Facing the largest protest of this issue at the Ohio Statehouse, lawmakers unveiled a 99-page amendment Tuesday to Senate Bill 5 that will remove the right to strike for all public employees and replace binding arbitration with a system giving a legislative body authority to vote on public contracts.

At the Ohio Senate Insurance, Commerce and Labor Committee meeting at 1 p.m., Sen. Shannon Jones introduced the amendment to the bill she sponsored and defended it while an estimated 8,500 protesters denounced it.

“This bill gives power back to the taxpayer and restores flexibility to the management of their hard-earned dollars,” said Jones, a first-term republican.

Jones said the proposed amendment is a compromise that will grow the economy and create jobs.

Barb Summers, a 2nd grade teacher in Lancaster City Schools, said the bill could end up eliminating her job.

“For financial reasons, they could get rid of anybody,” she said of a provision to prohibit length of service from being the sole factor in lay-offs.

The committee is expected to vote Wednesday to move the bill onto the Senate floor, where a vote could take place later Wednesday or Thursday, and is likely to draw more protesters.

The crowd, which the Capitol Square Review and Advisory Board estimated to be at least 8,500, started waving signs and chanting at about 10 a.m., and organizers expected the rally to last until about 6 p.m.

“The protestors in Wisconsin and here in Columbus are passionate. I recognize that change is difficult, but we must stand together,” said Gov. John Kasich in a press release Tuesday. “This issue is about our desire to give more power to taxpayers in our state. These reforms are just part of the comprehensive reform package we will be enacting to make Ohio prosperous once again.”

House minority leader Armond Budish, D-Beachwood, said the argument that public employees are overpaid is “false.”

“Cafeteria workers aren’t overpaid,” Budish said. “Neither are school bus drivers, teachers, fire fighters or police officers. This is definitely a political move.”

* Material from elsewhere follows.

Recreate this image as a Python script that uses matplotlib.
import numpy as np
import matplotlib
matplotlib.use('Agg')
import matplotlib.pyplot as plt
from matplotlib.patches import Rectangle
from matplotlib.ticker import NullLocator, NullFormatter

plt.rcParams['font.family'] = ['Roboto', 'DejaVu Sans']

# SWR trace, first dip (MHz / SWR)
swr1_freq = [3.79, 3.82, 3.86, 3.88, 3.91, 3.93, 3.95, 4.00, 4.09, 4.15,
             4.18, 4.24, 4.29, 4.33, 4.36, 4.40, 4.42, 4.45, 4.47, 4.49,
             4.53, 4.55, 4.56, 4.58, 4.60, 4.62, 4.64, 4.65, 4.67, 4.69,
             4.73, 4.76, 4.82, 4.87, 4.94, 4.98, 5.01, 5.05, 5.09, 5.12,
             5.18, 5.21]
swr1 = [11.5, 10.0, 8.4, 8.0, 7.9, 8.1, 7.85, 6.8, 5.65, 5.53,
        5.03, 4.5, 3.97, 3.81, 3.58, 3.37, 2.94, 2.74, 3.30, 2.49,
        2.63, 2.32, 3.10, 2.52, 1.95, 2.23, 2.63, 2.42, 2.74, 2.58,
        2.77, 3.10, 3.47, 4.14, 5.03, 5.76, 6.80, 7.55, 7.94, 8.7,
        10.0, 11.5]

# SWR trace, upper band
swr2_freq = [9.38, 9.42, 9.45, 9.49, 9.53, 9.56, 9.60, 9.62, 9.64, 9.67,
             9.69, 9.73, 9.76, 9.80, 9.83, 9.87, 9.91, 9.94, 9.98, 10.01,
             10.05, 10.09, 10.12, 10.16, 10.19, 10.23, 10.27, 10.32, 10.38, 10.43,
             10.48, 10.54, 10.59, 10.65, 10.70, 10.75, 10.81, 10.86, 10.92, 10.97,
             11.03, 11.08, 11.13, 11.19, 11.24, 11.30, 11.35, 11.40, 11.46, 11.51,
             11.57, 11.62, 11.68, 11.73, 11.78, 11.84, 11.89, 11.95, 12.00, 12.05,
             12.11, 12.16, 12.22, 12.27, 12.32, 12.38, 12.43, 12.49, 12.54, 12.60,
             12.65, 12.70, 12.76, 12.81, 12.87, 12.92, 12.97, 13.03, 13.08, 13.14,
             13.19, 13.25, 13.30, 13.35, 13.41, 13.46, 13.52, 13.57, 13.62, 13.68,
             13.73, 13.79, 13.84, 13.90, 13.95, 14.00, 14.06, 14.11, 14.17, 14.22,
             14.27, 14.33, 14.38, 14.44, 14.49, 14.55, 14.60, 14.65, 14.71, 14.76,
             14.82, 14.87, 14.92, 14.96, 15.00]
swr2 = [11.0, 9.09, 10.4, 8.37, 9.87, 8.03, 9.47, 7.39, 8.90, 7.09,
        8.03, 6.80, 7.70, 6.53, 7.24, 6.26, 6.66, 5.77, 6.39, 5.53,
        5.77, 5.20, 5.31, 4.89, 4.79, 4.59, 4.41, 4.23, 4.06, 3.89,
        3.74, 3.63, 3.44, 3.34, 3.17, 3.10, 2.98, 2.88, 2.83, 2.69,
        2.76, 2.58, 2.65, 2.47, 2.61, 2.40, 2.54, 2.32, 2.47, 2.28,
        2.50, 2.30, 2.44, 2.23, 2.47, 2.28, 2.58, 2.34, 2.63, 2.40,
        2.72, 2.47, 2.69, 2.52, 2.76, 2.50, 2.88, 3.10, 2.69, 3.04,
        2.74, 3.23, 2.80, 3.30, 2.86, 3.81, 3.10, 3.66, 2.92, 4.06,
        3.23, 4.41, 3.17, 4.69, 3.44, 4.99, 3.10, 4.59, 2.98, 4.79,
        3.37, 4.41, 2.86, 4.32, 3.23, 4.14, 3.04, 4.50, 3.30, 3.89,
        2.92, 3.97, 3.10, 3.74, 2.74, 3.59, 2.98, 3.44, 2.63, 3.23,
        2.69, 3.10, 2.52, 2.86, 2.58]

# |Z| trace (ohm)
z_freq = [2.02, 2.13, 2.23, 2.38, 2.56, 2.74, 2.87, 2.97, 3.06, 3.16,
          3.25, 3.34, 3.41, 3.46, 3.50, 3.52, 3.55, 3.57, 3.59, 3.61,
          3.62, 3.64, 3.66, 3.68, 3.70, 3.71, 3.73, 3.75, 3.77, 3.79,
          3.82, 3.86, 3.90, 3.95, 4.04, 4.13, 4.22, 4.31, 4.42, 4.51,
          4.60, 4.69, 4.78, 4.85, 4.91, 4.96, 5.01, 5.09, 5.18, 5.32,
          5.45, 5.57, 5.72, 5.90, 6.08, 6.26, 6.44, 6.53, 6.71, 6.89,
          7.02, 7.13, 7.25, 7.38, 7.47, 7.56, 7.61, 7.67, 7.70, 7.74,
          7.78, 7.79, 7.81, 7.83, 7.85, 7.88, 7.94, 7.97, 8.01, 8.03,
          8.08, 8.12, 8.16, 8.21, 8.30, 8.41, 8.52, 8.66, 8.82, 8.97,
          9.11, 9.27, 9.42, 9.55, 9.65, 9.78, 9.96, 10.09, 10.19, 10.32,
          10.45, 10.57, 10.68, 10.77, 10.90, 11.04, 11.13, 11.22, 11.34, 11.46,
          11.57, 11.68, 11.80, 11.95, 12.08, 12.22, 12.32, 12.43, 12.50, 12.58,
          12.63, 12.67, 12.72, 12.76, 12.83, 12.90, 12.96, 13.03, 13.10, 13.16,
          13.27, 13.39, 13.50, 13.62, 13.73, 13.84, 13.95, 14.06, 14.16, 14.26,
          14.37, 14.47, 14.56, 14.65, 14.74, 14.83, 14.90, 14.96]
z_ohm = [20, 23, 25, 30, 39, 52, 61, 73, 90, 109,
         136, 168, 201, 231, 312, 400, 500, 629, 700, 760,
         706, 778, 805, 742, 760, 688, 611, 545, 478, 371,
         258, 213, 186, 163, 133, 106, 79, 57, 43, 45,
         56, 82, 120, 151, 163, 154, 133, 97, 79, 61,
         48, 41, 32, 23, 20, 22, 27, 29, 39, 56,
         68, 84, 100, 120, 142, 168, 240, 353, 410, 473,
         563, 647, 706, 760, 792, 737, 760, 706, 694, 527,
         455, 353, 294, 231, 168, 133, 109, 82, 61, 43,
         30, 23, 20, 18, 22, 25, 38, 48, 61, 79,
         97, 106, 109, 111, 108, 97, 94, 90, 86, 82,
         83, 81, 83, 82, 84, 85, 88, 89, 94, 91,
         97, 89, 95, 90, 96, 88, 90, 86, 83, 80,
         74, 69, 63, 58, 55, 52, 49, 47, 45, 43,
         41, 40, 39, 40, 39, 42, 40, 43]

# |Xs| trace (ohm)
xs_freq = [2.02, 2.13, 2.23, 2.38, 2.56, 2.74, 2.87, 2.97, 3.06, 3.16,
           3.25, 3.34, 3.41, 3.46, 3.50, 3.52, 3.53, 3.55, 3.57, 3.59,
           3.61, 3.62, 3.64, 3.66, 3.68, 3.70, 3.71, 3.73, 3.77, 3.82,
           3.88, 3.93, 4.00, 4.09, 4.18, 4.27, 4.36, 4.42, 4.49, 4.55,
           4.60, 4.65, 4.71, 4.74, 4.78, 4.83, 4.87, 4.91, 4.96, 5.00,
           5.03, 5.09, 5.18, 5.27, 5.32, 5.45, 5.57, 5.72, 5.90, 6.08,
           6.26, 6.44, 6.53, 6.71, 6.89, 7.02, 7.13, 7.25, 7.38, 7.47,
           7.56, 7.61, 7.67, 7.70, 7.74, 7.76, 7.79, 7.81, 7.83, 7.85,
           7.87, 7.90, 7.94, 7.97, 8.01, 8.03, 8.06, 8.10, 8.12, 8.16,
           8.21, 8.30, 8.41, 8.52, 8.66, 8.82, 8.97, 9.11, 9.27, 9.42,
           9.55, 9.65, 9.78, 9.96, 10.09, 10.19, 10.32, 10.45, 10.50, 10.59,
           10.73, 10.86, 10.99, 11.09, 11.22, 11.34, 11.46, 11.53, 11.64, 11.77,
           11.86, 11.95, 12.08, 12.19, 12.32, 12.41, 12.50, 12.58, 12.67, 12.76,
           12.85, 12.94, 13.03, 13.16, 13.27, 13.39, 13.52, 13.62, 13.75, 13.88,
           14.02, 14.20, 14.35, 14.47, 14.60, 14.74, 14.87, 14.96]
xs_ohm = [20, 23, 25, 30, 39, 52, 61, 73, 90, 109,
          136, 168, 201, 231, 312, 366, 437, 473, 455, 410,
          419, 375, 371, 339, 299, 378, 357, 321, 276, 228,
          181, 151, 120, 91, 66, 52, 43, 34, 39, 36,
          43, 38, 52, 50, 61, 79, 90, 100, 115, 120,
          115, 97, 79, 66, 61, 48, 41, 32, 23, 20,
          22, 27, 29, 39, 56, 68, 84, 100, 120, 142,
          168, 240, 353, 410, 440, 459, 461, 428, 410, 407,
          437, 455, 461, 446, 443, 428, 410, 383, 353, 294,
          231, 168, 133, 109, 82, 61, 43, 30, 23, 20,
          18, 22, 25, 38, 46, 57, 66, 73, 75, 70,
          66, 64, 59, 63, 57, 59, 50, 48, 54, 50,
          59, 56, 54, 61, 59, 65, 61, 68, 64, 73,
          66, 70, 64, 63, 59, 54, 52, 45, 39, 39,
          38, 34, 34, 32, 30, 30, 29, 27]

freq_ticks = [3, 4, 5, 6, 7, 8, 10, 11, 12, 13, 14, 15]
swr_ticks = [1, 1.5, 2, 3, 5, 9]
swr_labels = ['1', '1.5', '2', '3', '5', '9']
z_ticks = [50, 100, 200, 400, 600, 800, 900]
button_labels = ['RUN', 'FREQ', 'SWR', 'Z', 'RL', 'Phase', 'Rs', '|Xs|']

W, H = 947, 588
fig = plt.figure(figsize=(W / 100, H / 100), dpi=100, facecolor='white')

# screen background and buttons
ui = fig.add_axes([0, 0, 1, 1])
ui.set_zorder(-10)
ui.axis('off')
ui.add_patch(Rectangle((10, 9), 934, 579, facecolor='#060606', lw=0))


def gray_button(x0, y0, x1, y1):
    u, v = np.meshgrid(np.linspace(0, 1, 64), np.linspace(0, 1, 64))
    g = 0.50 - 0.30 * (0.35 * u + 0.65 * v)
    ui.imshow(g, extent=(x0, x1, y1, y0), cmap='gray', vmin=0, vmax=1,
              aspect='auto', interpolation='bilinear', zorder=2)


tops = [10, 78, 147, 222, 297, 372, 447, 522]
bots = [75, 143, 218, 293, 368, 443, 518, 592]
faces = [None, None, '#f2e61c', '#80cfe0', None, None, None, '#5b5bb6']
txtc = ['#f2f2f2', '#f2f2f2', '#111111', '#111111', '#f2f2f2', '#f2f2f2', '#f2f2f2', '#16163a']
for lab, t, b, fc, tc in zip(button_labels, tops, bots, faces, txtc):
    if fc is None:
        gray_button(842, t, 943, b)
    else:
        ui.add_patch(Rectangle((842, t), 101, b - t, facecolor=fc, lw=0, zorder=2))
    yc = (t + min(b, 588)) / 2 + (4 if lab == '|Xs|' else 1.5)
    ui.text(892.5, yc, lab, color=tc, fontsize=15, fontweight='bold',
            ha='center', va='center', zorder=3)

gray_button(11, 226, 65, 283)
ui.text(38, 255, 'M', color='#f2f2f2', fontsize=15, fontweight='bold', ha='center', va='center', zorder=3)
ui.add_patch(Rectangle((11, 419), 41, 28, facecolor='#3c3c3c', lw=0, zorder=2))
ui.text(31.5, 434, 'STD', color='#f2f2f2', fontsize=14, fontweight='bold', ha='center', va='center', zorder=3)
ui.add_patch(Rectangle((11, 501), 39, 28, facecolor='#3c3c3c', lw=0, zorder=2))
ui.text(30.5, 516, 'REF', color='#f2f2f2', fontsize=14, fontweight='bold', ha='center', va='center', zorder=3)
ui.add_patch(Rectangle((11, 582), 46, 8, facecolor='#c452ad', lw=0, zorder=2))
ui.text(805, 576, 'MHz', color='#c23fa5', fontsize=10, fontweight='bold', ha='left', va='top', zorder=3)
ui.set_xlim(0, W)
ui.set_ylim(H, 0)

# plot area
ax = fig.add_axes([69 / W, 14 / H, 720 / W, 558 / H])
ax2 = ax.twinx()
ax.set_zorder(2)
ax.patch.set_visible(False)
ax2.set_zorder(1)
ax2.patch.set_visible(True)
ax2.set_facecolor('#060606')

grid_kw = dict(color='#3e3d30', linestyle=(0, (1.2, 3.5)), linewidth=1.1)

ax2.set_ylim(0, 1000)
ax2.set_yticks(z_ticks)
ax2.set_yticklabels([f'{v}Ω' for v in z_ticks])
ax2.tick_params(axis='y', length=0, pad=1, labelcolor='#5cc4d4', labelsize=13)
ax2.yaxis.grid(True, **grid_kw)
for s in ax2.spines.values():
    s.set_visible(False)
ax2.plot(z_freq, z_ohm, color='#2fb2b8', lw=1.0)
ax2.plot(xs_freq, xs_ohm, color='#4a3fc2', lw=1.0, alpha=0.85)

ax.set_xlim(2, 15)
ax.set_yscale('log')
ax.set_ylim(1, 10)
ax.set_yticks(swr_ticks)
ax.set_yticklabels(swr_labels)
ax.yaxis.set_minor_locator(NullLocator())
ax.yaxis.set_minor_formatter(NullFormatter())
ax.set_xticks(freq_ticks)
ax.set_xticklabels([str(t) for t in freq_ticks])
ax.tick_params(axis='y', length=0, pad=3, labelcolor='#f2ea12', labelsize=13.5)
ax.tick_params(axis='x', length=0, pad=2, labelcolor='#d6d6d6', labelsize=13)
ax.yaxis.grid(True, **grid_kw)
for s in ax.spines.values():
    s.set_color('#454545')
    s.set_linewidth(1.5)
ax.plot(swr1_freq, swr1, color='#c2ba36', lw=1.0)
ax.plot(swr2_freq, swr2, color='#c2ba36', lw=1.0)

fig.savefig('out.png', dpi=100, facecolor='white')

Budish said if the bill is voted out of committee and out of the Senate, then his fellow democrats in the house will do their best to keep it from passing.

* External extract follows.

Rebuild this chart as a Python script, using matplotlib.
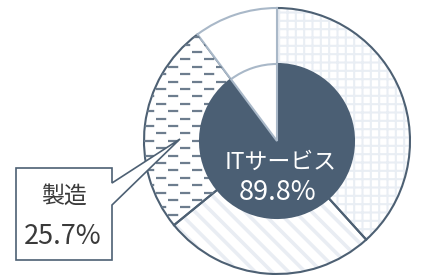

“I think this bill will be seriously detrimental to middle-class Ohioans,” Budish said.

For the bill to pass in the Senate, 17 votes are needed. There are 23 republicans and 10 democrats in the Senate.

Mike McColgan, former member of Dropkick Murphys, an Celtic punk band, said labor unions’ main function is to collectively bargain, and eliminating or greatly restricting that right will weaken them. McColgan’s band, Street Dogs, performed at the rally.

“To try to get rid of unions, or to break them, by stripping them of their collective bargaining rights is just wrong,” McColgan said. “That’s why you see people all over the country standing up and saying ‘enough is enough, we’re not going to turn the other cheek anymore.'”

Other protesters saw the bill as republicans taking a political shot at unions, who historically support democratic candidates.

“It’s not about the deficit, it’s about weakening unions,” said Amanda Ripke, an Ohio State alum and member of the Communications Workers of America. “They’re pitting the public and private sector against each other when we should be working together.”

Floyd Dockery of UAW 1714 in Lordstown, said the bill boils down to “class warfare.”

“We’re just looking for a fair, livable wage to raise our families,” Dockery said.

Will Klatt is in OSU’s continuing education program, hoping to become a high school history and government teacher.

“This is just part of an agenda by republicans seeming to want to entirely dismantle what I care about,” Klatt said, citing, in addition to SB-5, the decreasing or eliminating federal funding for the Corporation for Public Broadcasting, Americorps, Planned Parenthood and higher education on the state and federal level.

Should the bill pass and become law, Klatt said he will not give up immediately.

“We’re going to force them to repeal it,” he said.

Some protesters were even trying to repeal legislators.

“Our constitution needs to be amended with a recall,” said David Westrich of Canton, who started his own website to spark a ballot initiative to amend Ohio’s constitution to allow voters to literally vote out representatives who they feel “didn’t listen to them.”

“What (Gov. John) Kasich’s doing, he’s not representing us,” Westrich said.